§ **What you need to do**
Copy word for word the lines in the records below, starting at the line with "Give me the" and ending at the line with "90, 90, 0, 0];". Skip the pictures.

§ **Listing**
------------------------------------------------------------------------

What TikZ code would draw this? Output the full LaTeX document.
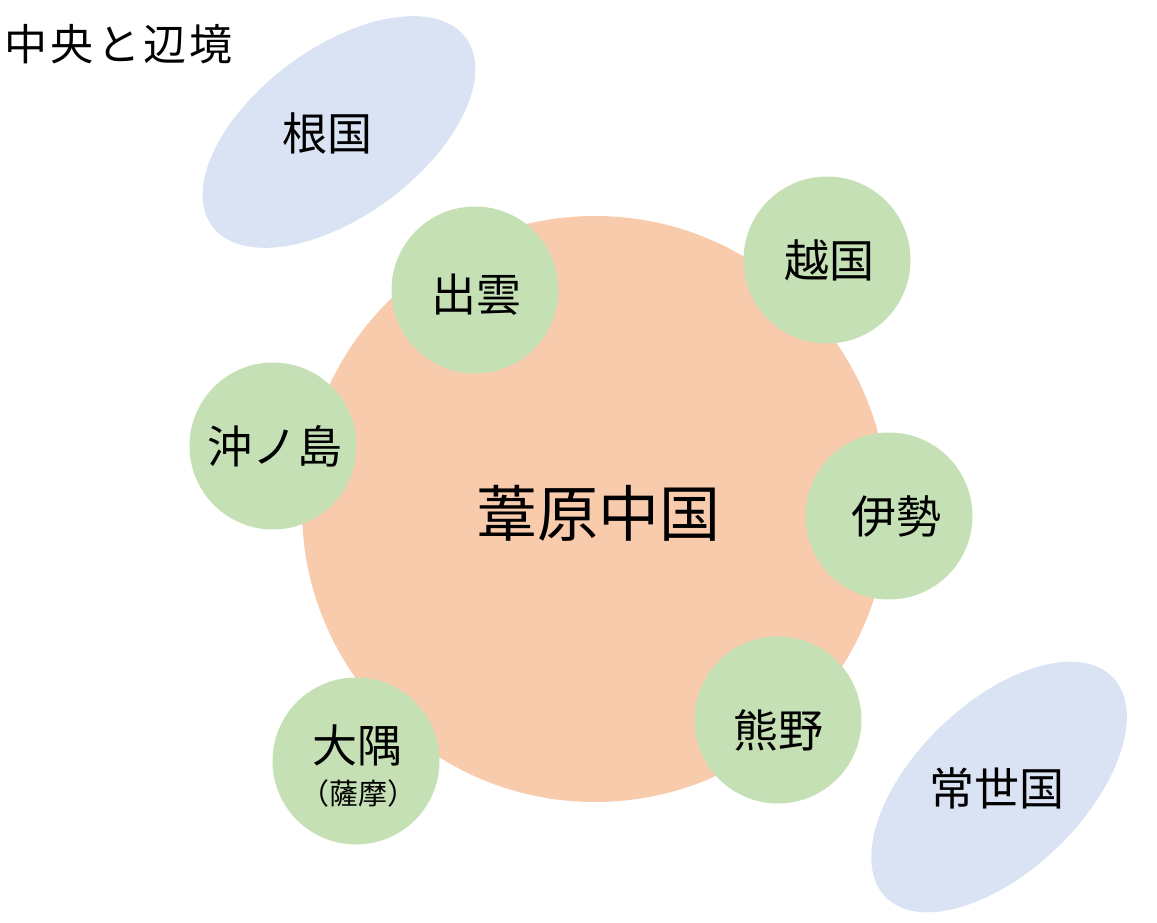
\documentclass[tikz,border=0pt]{standalone}
\usepackage{fontspec}
\setmainfont{Noto Sans CJK JP}
\newfontfamily\jpfont{Noto Sans CJK JP}
\newfontfamily\titlefont[LetterSpace=8]{Noto Sans CJK JP}
\usetikzlibrary{shapes.geometric}
\definecolor{peach}{HTML}{F8CBAD}
\definecolor{leaf}{HTML}{C5E0B4}
\definecolor{sky}{HTML}{DAE3F3}
\tikzset{
  land/.style={circle, fill=leaf, draw=none, minimum size=167pt, inner sep=0pt},
  center/.style={circle, fill=peach, draw=none, minimum size=586pt, inner sep=0pt},
  realm/.style={ellipse, fill=sky, draw=none, minimum width=316pt, minimum height=168pt, inner sep=0pt},
  lbl/.style={font=\jpfont\fontsize{45}{49}\selectfont, inner sep=0pt},
  biglbl/.style={font=\jpfont\fontsize{61}{65}\selectfont, inner sep=0pt},
  smalllbl/.style={font=\jpfont\fontsize{29}{32}\selectfont, inner sep=0pt},
  titlelbl/.style={font=\titlefont\fontsize{43}{46}\selectfont, inner sep=0pt, anchor=west}
}
\begin{document}
\begin{tikzpicture}[x=1pt,y=-1pt]
\useasboundingbox (0,0) rectangle (1157,923);
\node[realm, rotate=36.6] (nekuni) at (339,132) {};
\node[realm, rotate=44] (tokoyo) at (999,787) {};
\node[center] (ashihara) at (595,509) {};
\node[land] (izumo) at (475,290) {};
\node[land] (koshi) at (827,260) {};
\node[land] (okinoshima) at (273,446) {};
\node[land] (ise) at (889,516) {};
\node[land] (kumano) at (778,720) {};
\node[land] (osumi) at (356,761) {};
\node[titlelbl] (title) at (4,44) {中央と辺境};
\node[lbl] (tnekuni) at (327,133) {根国};
\node[lbl] (ttokoyo) at (997,788) {常世国};
\node[biglbl] (tashihara) at (598,513) {葦原中国};
\node[lbl] (tizumo) at (476,295) {出雲};
\node[lbl] (tkoshi) at (829,260) {越国};
\node[lbl] (tokino) at (275,446) {沖ノ島};
\node[lbl] (tise) at (896,516) {伊勢};
\node[lbl] (tkumano) at (778,730) {熊野};
\node[lbl] (tosumi) at (357,745) {大隅};
\node[smalllbl] (tsatsuma) at (358,793) {（薩摩）};
\end{tikzpicture}
\end{document}
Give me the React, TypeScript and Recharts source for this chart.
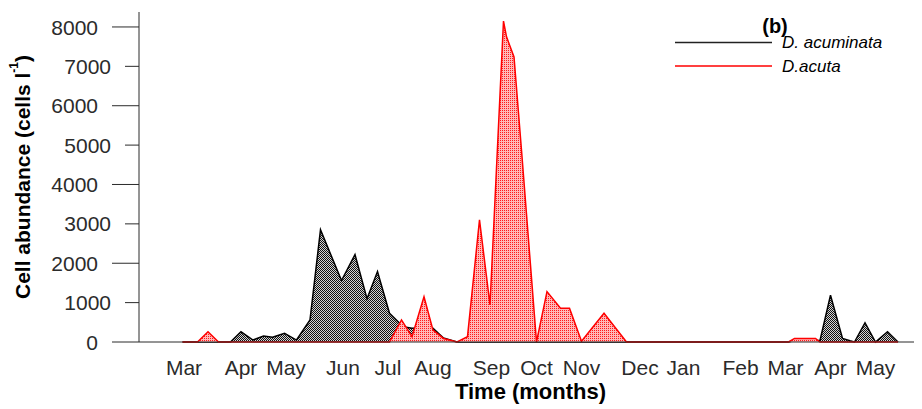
import { Area, AreaChart, XAxis, YAxis } from "recharts";

// Weekly counts of the two Dinophysis species, days counted from the
// start of the time axis (1.5 px per day in the original figure).
const ACUMINATA_DAYS = [29, 39, 61, 68, 76, 83, 89, 97, 105, 114, 121, 135, 144, 152, 159, 167, 176, 182, 189, 196, 203, 212, 433, 437, 451, 454, 461, 469, 474, 477, 484, 491, 499, 506];
const ACUMINATA_CELLS = [0, 0, 0, 260, 50, 150, 120, 220, 50, 560, 2850, 1560, 2220, 1100, 1790, 730, 390, 350, 360, 350, 100, 0, 0, 40, 40, 40, 1190, 90, 30, 0, 490, 0, 260, 0];

const ACUTA_DAYS = [29, 39, 46, 53, 167, 175, 182, 190, 196, 203, 212, 219, 227, 234, 243, 245, 250, 255, 265, 272, 281, 287, 295, 310, 325, 433, 437, 451, 454, 506];
const ACUTA_CELLS = [0, 0, 260, 0, 0, 560, 135, 1150, 300, 90, 0, 135, 3100, 940, 8150, 7750, 7240, 4870, 0, 1280, 855, 855, 20, 730, 0, 0, 90, 90, 0, 0];

const MONTH_TICKS = [30, 68, 98, 136, 166, 196, 235, 265, 295, 334, 363, 401, 431, 461, 491];
const MONTH_LABELS = ["Mar", "Apr", "May", "Jun", "Jul", "Aug", "Sep", "Oct", "Nov", "Dec", "Jan", "Feb", "Mar", "Apr", "May"];

const Y_TICKS = [0, 1000, 2000, 3000, 4000, 5000, 6000, 7000, 8000];

const FONT = "'Liberation Sans', Arial, sans-serif";
const INK = "#2b2b2b";

const acuminata = ACUMINATA_DAYS.map((t, i) => ({ t, v: ACUMINATA_CELLS[i] }));
const acuta = ACUTA_DAYS.map((t, i) => ({ t, v: ACUTA_CELLS[i] }));

// even thousands get the long tick, odd ones the short one
function YTick(props: any) {
  const { x, y, payload } = props;
  const len = payload.value % 2000 === 0 ? 27 : 14;
  return (
    <g>
      <line x1={x - len} y1={y} x2={x} y2={y} stroke={INK} strokeWidth={1} />
      <text
        x={x - len - 14}
        y={y}
        dy="0.36em"
        textAnchor="end"
        fontFamily={FONT}
        fontSize={21}
        fill={INK}
      >
        {payload.value}
      </text>
    </g>
  );
}

function yTitle(props: any) {
  const vb = props?.viewBox ?? { x: 0, y: 4, width: 131, height: 330 };
  const cx = 14;
  const cy = vb.y + vb.height / 2;
  return (
    <text
      x={cx}
      y={cy}
      transform={`rotate(-90 ${cx} ${cy})`}
      textAnchor="middle"
      dominantBaseline="central"
      fontFamily={FONT}
      fontWeight="bold"
      fontSize={21}
      fill="#000"
    >
      Cell abundance (cells l
      <tspan fontSize={12} dy={-8}>-1</tspan>
      <tspan dy={8}>)</tspan>
    </text>
  );
}

export default function App() {
  return (
    <div style={{ position: "relative", width: 914, height: 401 }}>
      <AreaChart
        width={914}
        height={401}
        margin={{ top: 4, right: 0, left: 0, bottom: 27 }}
      >
        <defs>
          <pattern id="dots-black" x={0} y={0} width={2} height={2} patternUnits="userSpaceOnUse">
            <rect width={2} height={2} fill="#d4d4d4" shapeRendering="crispEdges" />
            <rect width={1} height={1} fill="#111" shapeRendering="crispEdges" />
            <rect x={1} y={1} width={1} height={1} fill="#111" shapeRendering="crispEdges" />
          </pattern>
          <pattern id="dots-red" x={0} y={0} width={2} height={2} patternUnits="userSpaceOnUse">
            <rect width={2} height={2} fill="#ffb8b8" shapeRendering="crispEdges" />
            <rect width={1} height={1} fill="#ff1a1a" shapeRendering="crispEdges" />
          </pattern>
        </defs>
        <XAxis
          dataKey="t"
          type="number"
          domain={[0, 522]}
          ticks={MONTH_TICKS}
          interval={0}
          tickFormatter={(_v: number, i: number) => MONTH_LABELS[i]}
          tick={{ fontSize: 21, fill: INK, fontFamily: FONT }}
          tickLine={false}
          tickSize={0}
          tickMargin={18}
          axisLine={{ stroke: INK, strokeWidth: 1 }}
          height={40}
          allowDuplicatedCategory={false}
          label={{
            value: "Time (months)",
            position: "bottom",
            offset: 1,
            fontFamily: FONT,
            fontWeight: "bold",
            fontSize: 22,
            fill: "#000",
          }}
        />
        <YAxis
          type="number"
          domain={[0, 8380]}
          ticks={Y_TICKS}
          interval={0}
          width={131}
          tickLine={false}
          tickSize={0}
          tickMargin={0}
          tick={YTick}
          axisLine={{ stroke: INK, strokeWidth: 1 }}
          label={yTitle}
        />
        <Area
          data={acuminata}
          dataKey="v"
          type="linear"
          name="D. acuminata"
          stroke="#000"
          strokeWidth={1.5}
          fill="url(#dots-black)"
          fillOpacity={1}
          dot={false}
          activeDot={false}
          isAnimationActive={false}
        />
        <Area
          data={acuta}
          dataKey="v"
          type="linear"
          name="D.acuta"
          stroke="#ff0000"
          strokeWidth={1.5}
          fill="url(#dots-red)"
          fillOpacity={1}
          dot={false}
          activeDot={false}
          isAnimationActive={false}
        />
      </AreaChart>
      <svg
        width={914}
        height={401}
        style={{ position: "absolute", left: 0, top: 0, pointerEvents: "none" }}
      >
        <text x={767} y={25} textAnchor="middle" fontFamily={FONT} fontWeight="bold" fontSize={20} fill="#000">
          (b)
        </text>
        <line x1={667} y1={34.5} x2={764} y2={34.5} stroke="#222" strokeWidth={1.5} />
        <text x={774} y={40} fontFamily={FONT} fontStyle="italic" fontSize={17} fill="#000">
          D. acuminata
        </text>
        <line x1={667} y1={58} x2={764} y2={58} stroke="#ff0000" strokeWidth={1.5} />
        <text x={774} y={64} fontFamily={FONT} fontStyle="italic" fontSize={17} fill="#000">
          D.acuta
        </text>
      </svg>
    </div>
  );
}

------------------------------------------------------------------------

§ **Task answer**
Give me the React, TypeScript and Recharts source for this chart.
import { Area, AreaChart, XAxis, YAxis } from "recharts";

// Weekly counts of the two Dinophysis species, days counted from the
// start of the time axis (1.5 px per day in the original figure).
const ACUMINATA_DAYS = [29, 39, 61, 68, 76, 83, 89, 97, 105, 114, 121, 135, 144, 152, 159, 167, 176, 182, 189, 196, 203, 212, 433, 437, 451, 454, 461, 469, 474, 477, 484, 491, 499, 506];
const ACUMINATA_CELLS = [0, 0, 0, 260, 50, 150, 120, 220, 50, 560, 2850, 1560, 2220, 1100, 1790, 730, 390, 350, 360, 350, 100, 0, 0, 40, 40, 40, 1190, 90, 30, 0, 490, 0, 260, 0];

const ACUTA_DAYS = [29, 39, 46, 53, 167, 175, 182, 190, 196, 203, 212, 219, 227, 234, 243, 245, 250, 255, 265, 272, 281, 287, 295, 310, 325, 433, 437, 451, 454, 506];
const ACUTA_CELLS = [0, 0, 260, 0, 0, 560, 135, 1150, 300, 90, 0, 135, 3100, 940, 8150, 7750, 7240, 4870, 0, 1280, 855, 855, 20, 730, 0, 0, 90, 90, 0, 0];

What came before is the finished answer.